## What this task involves
Could the lines from the start of the data through the line with "Chart.register(...registerables);" be set down exactly, with no pictures among them?
++++ Dataset content
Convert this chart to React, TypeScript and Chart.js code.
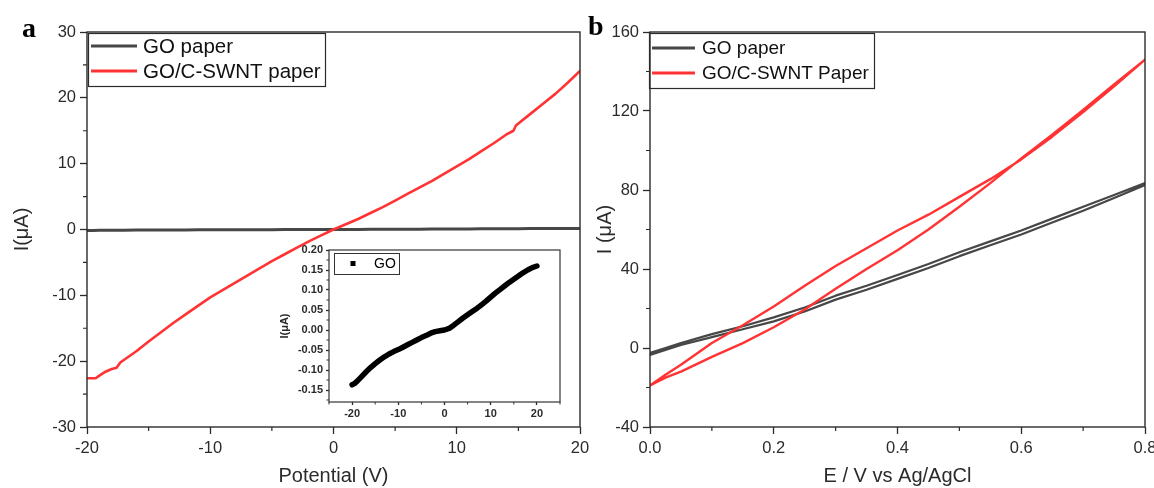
import React, { useEffect, useRef } from 'react';
import { Chart, registerables } from 'chart.js';

Chart.register(...registerables);

const SANS = '"Liberation Sans", Arial, Helvetica, sans-serif';
const SERIF = '"Liberation Serif", "Times New Roman", serif';
const INK = '#2b2b2b';
const RED = '#ff3333';
const GREY = '#474747';

// ---- Panel a: I–V sweep of the GO/C-SWNT paper (µA vs V)
const sweepPotential = [
  -20, -19.3, -19, -18.5, -18, -17.6, -17.3, -16, -15, -14, -13, -12, -11, -10, -9, -8, -7, -6, -5, -4, -3, -2,
  -1, 0, 1, 2, 3, 4, 5, 6, 7, 8, 9, 10, 11, 12, 13, 14, 14.6, 14.8, 15, 16, 17, 18, 19, 20,
];
const hybridCurrent = [
  -22.6, -22.6, -22.2, -21.6, -21.2, -21.0, -20.2, -18.5, -17.0, -15.6, -14.2, -12.9, -11.6, -10.3, -9.2, -8.1,
  -7.0, -5.9, -4.8, -3.8, -2.8, -1.8, -0.9, 0, 0.8, 1.6, 2.5, 3.4, 4.4, 5.4, 6.4, 7.4, 8.5, 9.6, 10.7, 11.9, 13.1,
  14.4, 15.0, 15.8, 16.1, 17.6, 19.1, 20.6, 22.3, 24.1,
];

// ---- GO paper sweep (flat on panel a, magnified in the inset)
const goPotential = [
  -20, -19.5, -19, -18, -17, -16, -15, -14, -13, -12, -11, -10, -9, -8, -7, -6, -5, -4, -3, -2, -1, 0, 1, 2, 3, 4,
  5, 6, 7, 8, 9, 10, 11, 12, 13, 14, 15, 16, 17, 18, 19, 20,
];
const goCurrent = [
  -0.137, -0.134, -0.129, -0.117, -0.105, -0.094, -0.084, -0.075, -0.067, -0.06, -0.054, -0.049, -0.043, -0.037,
  -0.031, -0.025, -0.019, -0.014, -0.008, -0.004, -0.002, 0.0, 0.004, 0.012, 0.021, 0.03, 0.038, 0.046, 0.054,
  0.063, 0.072, 0.082, 0.092, 0.101, 0.11, 0.119, 0.127, 0.135, 0.143, 0.15, 0.156, 0.16,
];

// ---- Panel b: cyclic voltammograms (µA vs V vs Ag/AgCl), both sweeps on one potential grid
const scanPotential = [0, 0.025, 0.05, 0.1, 0.15, 0.2, 0.25, 0.3, 0.35, 0.4, 0.45, 0.5, 0.55, 0.6, 0.65, 0.7, 0.75, 0.8];
const goForward = [-3.5, -1, 1.5, 5.5, 9.5, 13.5, 18.5, 24.5, 29.5, 35, 40.5, 46.5, 52, 57.5, 63.5, 69.5, 76, 82.5];
const goReverse = [-2.5, 0, 2.5, 7, 11, 15.5, 20.5, 26.5, 31.5, 37, 42.5, 48.5, 54, 59.5, 65.5, 71.5, 77.5, 83.5];
const hybridForward = [-19, -15, -12, -4.5, 2.5, 10.5, 19.5, 30, 40, 49.5, 60, 71.5, 83.5, 96, 108, 120.5, 133.5, 146];
const hybridReverse = [-19, -13.5, -8.5, 2.5, 11.5, 21, 31.5, 41.5, 50.5, 59.5, 67.5, 76.5, 85.5, 95.5, 107, 119.5, 132.5, 146];

// ---- tick labels
const ticksA_X = [-20, -10, 0, 10, 20];
const ticksA_Y = [-30, -20, -10, 0, 10, 20, 30];
const ticksB_X = [0, 0.2, 0.4, 0.6, 0.8];
const ticksB_Y = [-40, 0, 40, 80, 120, 160];
const ticksInset_X = [-20, -10, 0, 10, 20];
const ticksInset_Y = [-0.15, -0.1, -0.05, 0, 0.05, 0.1, 0.15, 0.2];

const pairs = (xs: number[], ys: number[]) => xs.map((x, i) => ({ x, y: ys[i] }));
const loop = (xs: number[], fwd: number[], rev: number[]) =>
  pairs(xs, fwd).concat(pairs(xs, rev).reverse());

// Box around the plot area plus short minor ticks between the labelled ones
const framePlugin = {
  id: 'frame',
  afterDatasetsDraw(chart: any, _args: any, o: any) {
    const { ctx, chartArea, scales } = chart;
    const { left, right, top, bottom } = chartArea;
    ctx.save();
    ctx.strokeStyle = o.color;
    ctx.lineWidth = o.width;
    ctx.strokeRect(left, top, right - left, bottom - top);
    ctx.lineWidth = o.minorWidth;
    ctx.beginPath();
    const minor = (scale: any, step: number, draw: (p: number) => void) => {
      const majors = scale.ticks.map((t: any) => t.value);
      const k0 = Math.ceil(scale.min / step - 1e-6);
      const k1 = Math.floor(scale.max / step + 1e-6);
      for (let k = k0; k <= k1; k++) {
        const v = k * step;
        if (majors.some((m: number) => Math.abs(m - v) < step * 1e-3)) continue;
        draw(scale.getPixelForValue(v));
      }
    };
    minor(scales.x, o.minorX, (p) => {
      ctx.moveTo(p, bottom);
      ctx.lineTo(p, bottom + o.minorLen);
    });
    minor(scales.y, o.minorY, (p) => {
      ctx.moveTo(left, p);
      ctx.lineTo(left - o.minorLen, p);
    });
    ctx.stroke();
    ctx.restore();
  },
};

// Legend inside a thin rectangle, one row per dataset
const boxedLegendPlugin = {
  id: 'boxedLegend',
  afterDraw(chart: any, _args: any, o: any) {
    const { ctx } = chart;
    const [bx, by, bw, bh] = o.box;
    ctx.save();
    ctx.strokeStyle = o.borderColor;
    ctx.lineWidth = o.borderWidth;
    ctx.strokeRect(bx, by, bw, bh);
    ctx.font = o.font;
    ctx.textBaseline = 'middle';
    chart.data.datasets.forEach((ds: any, i: number) => {
      const y = o.rows[i];
      if (o.marker === 'square') {
        ctx.fillStyle = ds.borderColor;
        ctx.fillRect(o.sample[0] - 2.5, y - 2.5, 5, 5);
      } else {
        ctx.strokeStyle = ds.borderColor;
        ctx.lineWidth = o.sampleWidth;
        ctx.beginPath();
        ctx.moveTo(o.sample[0], y);
        ctx.lineTo(o.sample[1], y);
        ctx.stroke();
      }
      ctx.fillStyle = o.textColor;
      ctx.fillText(ds.label, o.textX, y + 1);
    });
    ctx.restore();
  },
};

// Bold panel letter
const panelTagPlugin = {
  id: 'panelTag',
  afterDraw(chart: any, _args: any, o: any) {
    if (!o || !o.text) return;
    const { ctx } = chart;
    ctx.save();
    ctx.font = o.font;
    ctx.fillStyle = '#000';
    ctx.textBaseline = 'alphabetic';
    ctx.fillText(o.text, o.x, o.y);
    ctx.restore();
  },
};

type AxisSpec = {
  min: number;
  max: number;
  ticks: number[];
  digits: number;
  size: number;
  title?: string;
  titleFont?: any;
  titlePad?: number;
  tickFont: any;
  tickLen: number;
  tickPad: number;
  horizontal: boolean;
};

function makeAxis(s: AxisSpec) {
  return {
    type: 'linear',
    min: s.min,
    max: s.max,
    border: { display: false },
    grid: {
      drawOnChartArea: false,
      drawTicks: true,
      tickLength: s.tickLen,
      tickColor: INK,
      tickWidth: 1.3,
    },
    ticks: {
      font: s.tickFont,
      color: INK,
      padding: s.tickPad,
      maxRotation: 0,
      autoSkip: false,
      callback: (v: number) => Number(v).toFixed(s.digits),
    },
    afterBuildTicks: (scale: any) => {
      scale.ticks = s.ticks.map((value) => ({ value }));
    },
    afterFit: (scale: any) => {
      if (s.horizontal) {
        scale.height = s.size;
        scale.paddingLeft = 0;
        scale.paddingRight = 0;
      } else {
        scale.width = s.size;
        scale.paddingTop = 0;
        scale.paddingBottom = 0;
      }
    },
    title: s.title
      ? {
          display: true,
          text: s.title,
          font: s.titleFont,
          color: INK,
          padding: s.horizontal ? { top: 0, bottom: s.titlePad } : { top: s.titlePad, bottom: 0 },
        }
      : { display: false },
  };
}

const TICK_FONT = { family: SANS, size: 16.5 };
const TITLE_FONT = { family: SANS, size: 20 };
const INSET_TICK_FONT = { family: SANS, size: 11, weight: 'bold' };

const baseOptions = (padding: any) => ({
  responsive: false,
  animation: false,
  events: [],
  layout: { padding },
  elements: { point: { radius: 0 }, line: { tension: 0, borderCapStyle: 'round', borderJoinStyle: 'round' } },
});

function configA() {
  return {
    type: 'line',
    data: {
      datasets: [
        { label: 'GO paper', data: pairs(goPotential, goCurrent), borderColor: GREY, borderWidth: 3, order: 1 },
        { label: 'GO/C-SWNT paper', data: pairs(sweepPotential, hybridCurrent), borderColor: RED, borderWidth: 2.6, order: 0 },
      ],
    },
    options: {
      ...baseOptions({ top: 32, right: 12, left: 0, bottom: 0 }),
      plugins: {
        legend: { display: false },
        tooltip: { enabled: false },
        frame: { color: INK, width: 1.4, minorWidth: 1.2, minorLen: 4, minorX: 5, minorY: 5 },
        boxedLegend: {
          box: [88.5, 33.5, 237, 53],
          rows: [46, 71],
          sample: [91, 137],
          sampleWidth: 3,
          textX: 143,
          font: `20.5px ${SANS}`,
          textColor: '#111',
          borderColor: INK,
          borderWidth: 1.2,
        },
        panelTag: { text: 'a', x: 22, y: 37, font: `bold 28px ${SERIF}` },
      },
      scales: {
        x: makeAxis({
          min: -20, max: 20, ticks: ticksA_X, digits: 0, size: 61, horizontal: true,
          title: 'Potential (V)', titleFont: TITLE_FONT, titlePad: 0, tickFont: TICK_FONT, tickLen: 7, tickPad: 5,
        }),
        y: makeAxis({
          min: -30, max: 30, ticks: ticksA_Y, digits: 0, size: 87, horizontal: false,
          title: 'I(\u03bcA)', titleFont: TITLE_FONT, titlePad: 10, tickFont: TICK_FONT, tickLen: 7, tickPad: 4,
        }),
      },
    },
    plugins: [framePlugin, boxedLegendPlugin, panelTagPlugin],
  };
}

function configInset() {
  return {
    type: 'line',
    data: {
      datasets: [
        { label: 'GO', data: pairs(goPotential, goCurrent), borderColor: '#000', borderWidth: 5.5 },
      ],
    },
    options: {
      ...baseOptions({ top: 8, right: 10, left: 0, bottom: 0 }),
      plugins: {
        legend: { display: false },
        tooltip: { enabled: false },
        frame: { color: '#333', width: 1.2, minorWidth: 1, minorLen: 2.5, minorX: 5, minorY: 0.025 },
        boxedLegend: {
          box: [62.5, 11.5, 65, 21],
          rows: [21.5],
          sample: [81, 81],
          marker: 'square',
          textX: 102,
          font: `14px ${SANS}`,
          textColor: '#000',
          borderColor: '#333',
          borderWidth: 1,
        },
      },
      scales: {
        x: makeAxis({
          min: -25, max: 25, ticks: ticksInset_X, digits: 0, size: 20, horizontal: true,
          tickFont: INSET_TICK_FONT, tickLen: 3, tickPad: 2,
        }),
        y: makeAxis({
          min: -0.18, max: 0.2, ticks: ticksInset_Y, digits: 2, size: 57, horizontal: false,
          title: 'I(\u03bcA)', titleFont: { family: SANS, size: 11, weight: 'bold' }, titlePad: 6,
          tickFont: INSET_TICK_FONT, tickLen: 3, tickPad: 3,
        }),
      },
    },
    plugins: [framePlugin, boxedLegendPlugin],
  };
}

function configB() {
  return {
    type: 'line',
    data: {
      datasets: [
        { label: 'GO paper', data: loop(scanPotential, goForward, goReverse), borderColor: GREY, borderWidth: 2.2, order: 1 },
        { label: 'GO/C-SWNT Paper', data: loop(scanPotential, hybridForward, hybridReverse), borderColor: RED, borderWidth: 2.4, order: 0 },
      ],
    },
    options: {
      ...baseOptions({ top: 32, right: 9, left: 0, bottom: 0 }),
      plugins: {
        legend: { display: false },
        tooltip: { enabled: false },
        frame: { color: INK, width: 1.4, minorWidth: 1.2, minorLen: 4, minorX: 0.1, minorY: 20 },
        boxedLegend: {
          box: [65.5, 33.5, 225, 55],
          rows: [48, 73],
          sample: [68, 111],
          sampleWidth: 3,
          textX: 118,
          font: `19px ${SANS}`,
          textColor: '#111',
          borderColor: INK,
          borderWidth: 1.2,
        },
        panelTag: { text: 'b', x: 4, y: 35, font: `bold 28px ${SERIF}` },
      },
      scales: {
        x: makeAxis({
          min: 0, max: 0.8, ticks: ticksB_X, digits: 1, size: 61, horizontal: true,
          title: 'E / V vs Ag/AgCl', titleFont: TITLE_FONT, titlePad: 0, tickFont: TICK_FONT, tickLen: 7, tickPad: 5,
        }),
        y: makeAxis({
          min: -40, max: 160, ticks: ticksB_Y, digits: 0, size: 66, horizontal: false,
          title: 'I (\u03bcA)', titleFont: TITLE_FONT, titlePad: 9, tickFont: TICK_FONT, tickLen: 7, tickPad: 4,
        }),
      },
    },
    plugins: [framePlugin, boxedLegendPlugin, panelTagPlugin],
  };
}

function ChartCanvas(props: { left: number; top: number; width: number; height: number; build: () => any }) {
  const ref = useRef<HTMLCanvasElement | null>(null);
  useEffect(() => {
    if (!ref.current) return;
    const chart = new Chart(ref.current, props.build());
    return () => chart.destroy();
  }, []);
  return (
    <canvas
      ref={ref}
      width={props.width}
      height={props.height}
      style={{ position: 'absolute', left: props.left, top: props.top, width: props.width, height: props.height }}
    />
  );
}

export default function App() {
  return (
    <div style={{ position: 'fixed', left: 0, top: 0, width: 1154, height: 488, background: '#fff', overflow: 'hidden' }}>
      <ChartCanvas left={0} top={0} width={592} height={488} build={configA} />
      <ChartCanvas left={272} top={242} width={298} height={180} build={configInset} />
      <ChartCanvas left={584} top={0} width={570} height={488} build={configB} />
    </div>
  );
}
++++++++
## Answer
Convert this chart to React, TypeScript and Chart.js code.
import React, { useEffect, useRef } from 'react';
import { Chart, registerables } from 'chart.js';

Chart.register(...registerables);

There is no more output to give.